Devastated by the opening-round playoff flop against the Pittsburgh Penguins, Washington Capitals general manager David Poile took the first major step yesterday toward what he hopes will correct the situation, trading popular right wing Dino Ciccarelli to the Detroit Red Wings for right wing Kevin Miller.
"We're going in another direction," Poile said from the Montreal Forum moments after unloading Ciccarelli, 32, as the second round of the 25th annual NHL entry draft began. "It's time to give some of our young forwards like Bondra [Peter], Pivonka [Michal], and Khristich [Dimitri] more of a chance to play. Also we gained some years in the trade."
Miller, 26, is the younger brother of Capitals left wing Kelly Miller, 29. Kevin scored 20 goals and had 26 assists while playing all 80 games for Detroit in the 1991-92 season.
When asked if it were hard to trade a player of Ciccarelli's magnitude, Poile said without emotion: "Dino is 32 years old and Miller is a good young player. This is the direction we want to go in."
Capitals fans have made a habit of chanting affectionately "Dino, Dino" since he was acquired from the Minnesota North Stars on March 7, 1989.
A surprised and hurt Ciccarelli said last night that he couldn't buy the youth movement idea.
"It was a financial decision," said Ciccarelli. "They didn't want to pay me. My contract of $440,000 on my option year was up and I was due for a substantial raise. They didn't even try to negotiate with me. I gave my heart to the organization for three years. Look at my face and my scars and that proves it. I gave my all. If the rest of the players had done the same, we might have won the playoffs."
Ciccarelli said the Capitals have told him the last three years that "I'm the top guy" and he said the fans voted him the most popular player this past season.
"This doesn't figure if you look at my stats, but then I guess I shouldn't be shocked since the Capitals traded Mike Gartner and Geoff Courtnall when they wanted more money," said Ciccarelli. "And they didn't sign Scotty [Stevens], and Donnie [Beaupre] had to sit out to get more money."
Ciccarelli scored a team-high 38 goals and added 38 assists in 78 games last season. But there were times that Ciccarelli
disappeared from the offense during the regular season and playoff fade against Pittsburgh after the Capitals took a 3-1 lead in games.
Said Poile: "We also thought that with our scoring so balanced, this deal would give our younger scorers more ice time. The obvious age difference made the decision easier."

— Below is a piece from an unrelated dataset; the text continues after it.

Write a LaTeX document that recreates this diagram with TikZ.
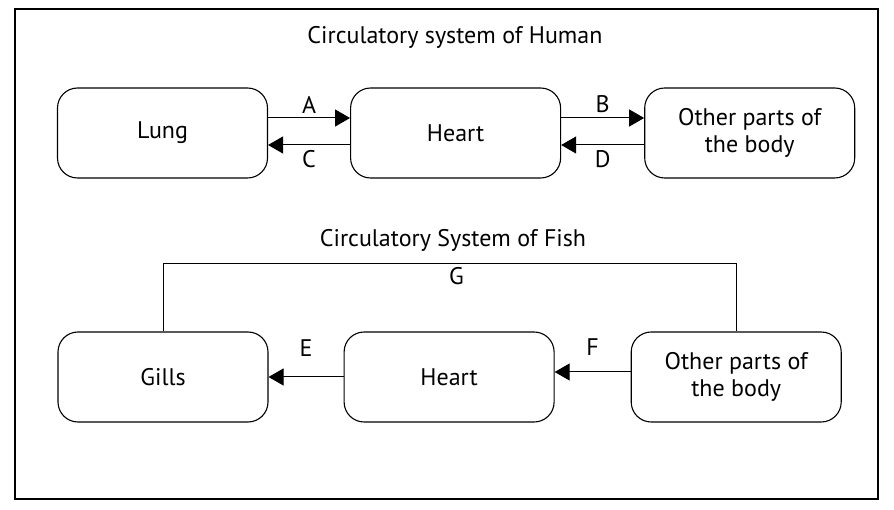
\documentclass[tikz,border=0pt]{standalone}
\usepackage{fontspec}
\setmainfont{PT Sans}
\usetikzlibrary{positioning,arrows.meta}

\begin{document}
\begin{tikzpicture}[
    x=1pt, y=1pt,
    -{Triangle[length=15pt,width=17pt]},
    line width=1pt,
    font=\fontsize{24}{27}\selectfont,
    organ/.style={draw, rounded corners=20pt, minimum width=210pt, minimum height=90pt, align=center, line width=1.1pt},
    caption/.style={draw=none, fill=none}
    ]
    \useasboundingbox (0,0) rectangle (894,-510);
    \draw[-, line width=1.2pt] (15,-9) rectangle (878,-499);

    % human
    \node[caption] (htitle) at (455,-37) {Circulatory system of Human};
    \node[organ] (lung) at (162.5,-133) {Lung};
    \node[organ] (hheart) [right=82pt of lung] {Heart};
    \node[organ] (hbody) [right=83pt of hheart] {Other parts of\\the body};

    \path
      ([yshift=15pt]lung.east) edge node [above=1pt] {A} ([yshift=15pt]hheart.west)
      ([yshift=-12pt]hheart.west) edge node [below=2pt] {C} ([yshift=-12pt]lung.east)
      ([yshift=15pt]hheart.east) edge node [above=1pt] {B} ([yshift=15pt]hbody.west)
      ([yshift=-12pt]hbody.west) edge node [below=2pt] {D} ([yshift=-12pt]hheart.east);

    % fish
    \node[caption] (ftitle) at (453,-240) {Circulatory System of Fish};
    \node[organ] (gills) at (163,-377) {Gills};
    \node[organ] (fheart) [right=75pt of gills] {Heart};
    \node[organ] (fbody) [right=76pt of fheart] {Other parts of\\the body};

    \path
      (fheart.west) edge node [above=17pt] {E} (gills.east)
      ([yshift=5pt]fbody.west) edge node [above=13pt] {F} ([yshift=5pt]fheart.east);
    \draw[-] (gills.north) -- ++(0,68) -| node [pos=0.256, below] {G} (fbody.north);
\end{tikzpicture}
\end{document}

Poile has put together two brother combinations in the past six days for Washington, first acquiring Dale Hunter's brother, right wing Mark Hunter, from the Whalers in a trade Monday that sent left wing Nick Kypreos to Hartford.
Poile also yesterday drafted the brother of another professional athlete -- goaltender Jim Carey in the second round. Carey, from Catholic Memorial (Mass.) High School, is the brother of outfielder Paul Carey, an Orioles minor-leaguer for the past two seasons.
Jim Carey was the 32nd player and first goaltender taken in the entry draft.
Poile used the Toronto Maple Leafs' second-round choice to select Carey shortly after trading Washington's 23rd pick in the first round yesterday to the Maple Leafs for their second and third-round selections this year and fourth-round pick in 1993.
Poile said he gave up the 23rd choice in the first round because he felt the Capitals could still get the player they wanted in the second round with the Maple Leafs' selection.
"Jim Carey was the player we wanted," said Poile, who already had selected 14th in the first round, thanks to one of the five first-round draft choices Washington received as compensation from the St. Louis Blues, who signed Stevens as a free agent July 16, 1990.
Poile chose rugged defenseman Sergei Goncher from Moscow Dynamo with the 14th pick in the first round. Goncher was a member of the Russian National Junior Team and is considered a fanatic in his dedication to defensive play.
Goncher, 5 feet 11, 178 pounds, was one of 11 European players taken in the first round.
"This is a really big event in my life," Goncher said through an interpreter. "It's great to be part of history, being chosen the first time in history that Russian players attended the draft. I was no nervous. I was surprised to go in the first round. It was not so much surprise that Washington took me, but just hearing my name called out."
Said Poile: "This is the year of the European player. Sergei has good speed, good hands and we feel he's a player of the '90s."